Nearly 200 attendees from throughout the industry gathered to observe and discuss the latest in digital technology and its applications at “The Digital Studio” conference, hosted by the iHollywood Forum in West Hollywood on June 19 and 20.
Highlights included the unveiling of footage from the upcoming digital live-action feature Coronado, an ambitious effort with 615 effects shots from Oscar-winning effects wizard Volker Engel (Independence Day). Breakout sessions included discussions of digital mastering, digital dailies and digital storyboarding. The conference also drew a rapt audience on its second day for a discussion of how CNN reporters used satellite phones in Iraq war.
“Last fall, our conference was more focused on the whizbang aspect of digital effects and the HD transformation of TV, but this time we’re focusing on the production process and the previsualized parts of the process that are integral to these flashy consumer apps,” said iForum chair Michael Stroud, who has been organizing production-technology conferences for the past three years.
At one session, panelists discussed the widespread use of digital technology in this summer’s current releases, even beyond obvious effects films such as Terminator 3. A particular highlight was the revelation that Reese Witherspoon’s pivotal Lincoln Memorial visit in Legally Blonde 2 was entirely shot on a soundstage with bluescreens after security concerns prevented crews from shooting at the actual site.

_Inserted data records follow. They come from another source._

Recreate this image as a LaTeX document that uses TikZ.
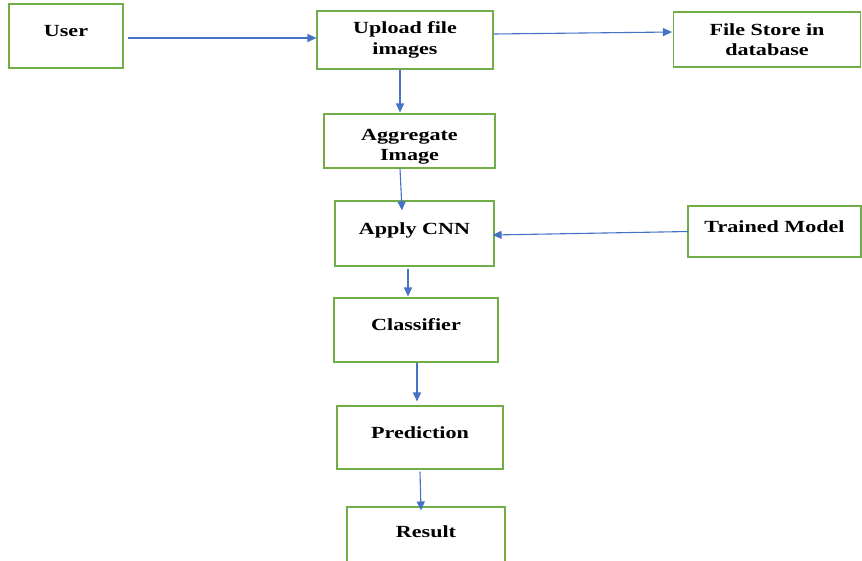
\documentclass[tikz,border=0pt]{standalone}
\usepackage{fontspec}
\setmainfont{Liberation Serif}[FakeStretch=1.3]
\usetikzlibrary{arrows.meta}
\definecolor{boxgreen}{RGB}{112,173,71}
\definecolor{flowblue}{RGB}{68,114,196}
\begin{document}
\begin{tikzpicture}[x=1pt, y=-1pt,
      box/.style={draw=boxgreen, line width=1.1pt, align=center, inner sep=0pt,
         font=\bfseries\fontsize{17}{20.5}\selectfont},
      lift/.style={text height=12pt, text depth=10.8pt},
      sink/.style={text height=43pt},
      flow/.style={draw=flowblue, line width=1.1pt, -{Triangle[length=9pt, width=8pt]}}]
      \useasboundingbox (0,0) rectangle (862,560);
      \begin{scope}
         \def \Blocks {
            user/66/36/114/64/User,
            cnn/414.5/233.5/159/65/Apply CNN,
            trained/774.5/231.5/173/51/Trained Model,
            classifier/416/330/164/64/Classifier,
            prediction/420/437.5/166/63/Prediction,
            result/426/537/158/60/Result}
         \def \TwoLine {
            upload/405/40/176/58/{}/{Upload file\\images},
            store/767/39.5/187/55/{}/{File Store in\\database},
            aggr/409.5/141/171/54/sink/{Aggregate\\Image}}
         \foreach \u / \x / \y / \w / \h / \n in \Blocks {
            \node[box, lift, minimum width=\w pt, minimum height=\h pt] (\u) at (\x, \y){\n};
         }
         \foreach \u / \x / \y / \w / \h / \s / \n in \TwoLine {
            \node[box, \s, minimum width=\w pt, minimum height=\h pt] (\u) at (\x, \y){\n};
         }
      \end{scope}
      \path[flow] ([xshift=4pt, yshift=-2pt]user.east) -- ([yshift=2pt]upload.west);
      \path[flow] ([yshift=6pt]upload.east) -- ([xshift=-1pt, yshift=7.5pt]store.west);
      \path[flow] ([xshift=-5pt]upload.south) -- ([xshift=-9.5pt, yshift=1pt]aggr.north);
      \path[flow] ([xshift=-9.5pt]aggr.south) -- ([xshift=-12.5pt, yshift=-10pt]cnn.north);
      \path[flow] ([xshift=1pt]trained.west) -- ([xshift=-2pt, yshift=-1.5pt]cnn.east);
      \path[flow] ([xshift=-6.5pt, yshift=-2pt]cnn.south) -- ([xshift=-8pt, yshift=1pt]classifier.north);
      \path[flow] ([xshift=1pt]classifier.south) -- ([xshift=-3pt, yshift=4pt]prediction.north);
      \path[flow] ([yshift=-2pt]prediction.south) -- ([xshift=-5pt, yshift=-4pt]result.north);
   \end{tikzpicture}
\end{document}
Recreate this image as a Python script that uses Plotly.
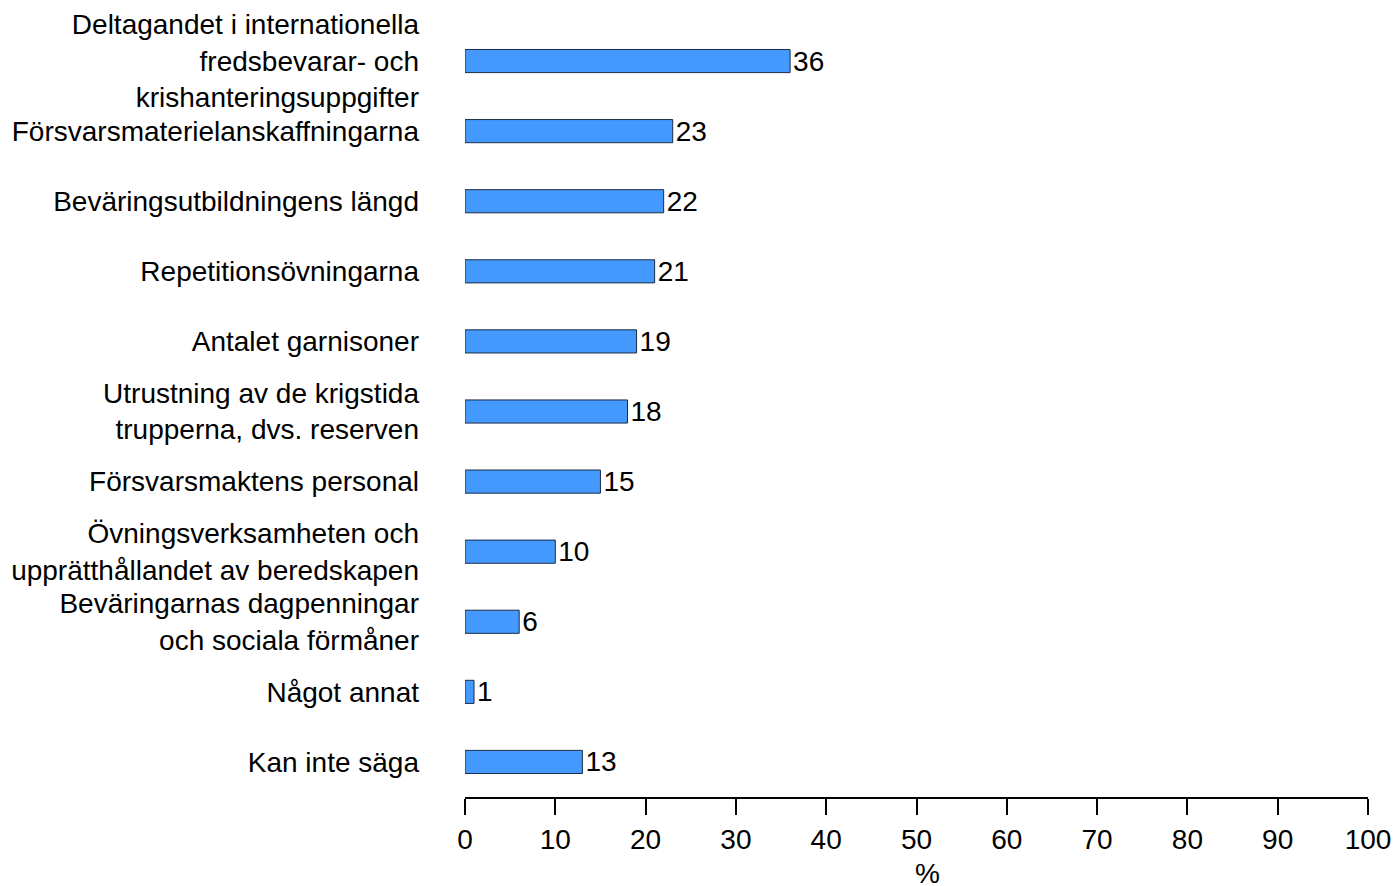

Meanwhile, Engel showed how Coronado was shot primarily in bluescreen, offering looks at a seven-minute sequence both with and without the attendant effects background. The film was shot in 24p HD to facilitate ease throughout the “digital pipeline.”
The CNN panel offered an in-depth look at how satellite phones and videophones work by showcasing a live interview between Global Communications Solutions rep Jon Stoltz onsite and CNN satellites VP Dick Tauber in Atlanta. “If you’re in the Amazon and can’t use a cell phone back to the studio, then you use a satellite phone,” explained Stoltz.